Generally a second home, and not your primary residence, is considered investment property. The IRS is due capital gains taxes for any monetary gain after the sale. (Minus expenses). And, Capital gains taxes on investment property are much higher than a personal residence. Putting the investment property in a trust may be a solution. (Consult an estate planning attorney).

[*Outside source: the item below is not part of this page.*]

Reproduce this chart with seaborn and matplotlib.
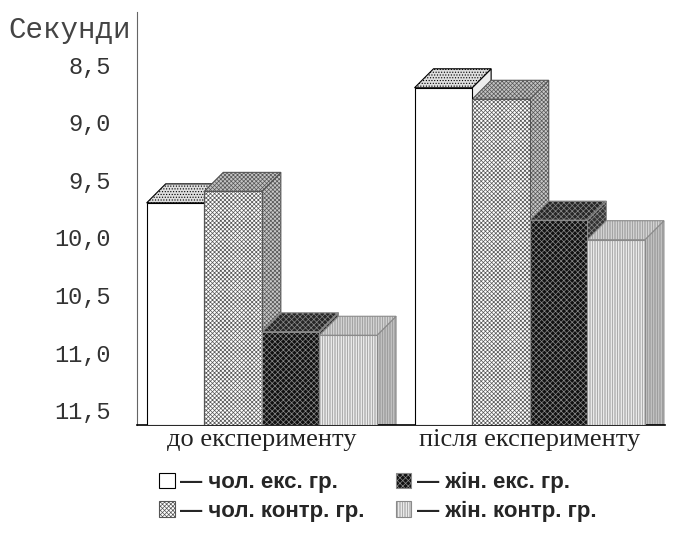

As you may already know, For your primary residence, you have to reside there 2 out of the last 5 years, to eliminate the gains taxes. (Up to $250,000 per individual and $500,000 per couple).

Hope this helps.

Chaz


----------



## Nimrod (Jun 8, 2010)

ozarkchaz said:


> Generally a second home, and not your primary residence, is considered investment property. The IRS is due capital gains taxes for any monetary gain after the sale. (Minus expenses). And, Capital gains taxes on investment property are much higher than a personal residence. Putting the investment property in a trust may be a solution. (Consult an estate planning attorney).
> 
> As you may already know, For your primary residence, you have to reside there 2 out of the last 5 years, to eliminate the gains taxes. (Up to $250,000 per individual and $500,000 per couple).
> 
> ...


You are allowed to take this exclusion twice in your lifetime.


----------



## Scott SW Ohio (Sep 20, 2003)

Nimrod said:


> You are allowed to take this exclusion twice in your lifetime.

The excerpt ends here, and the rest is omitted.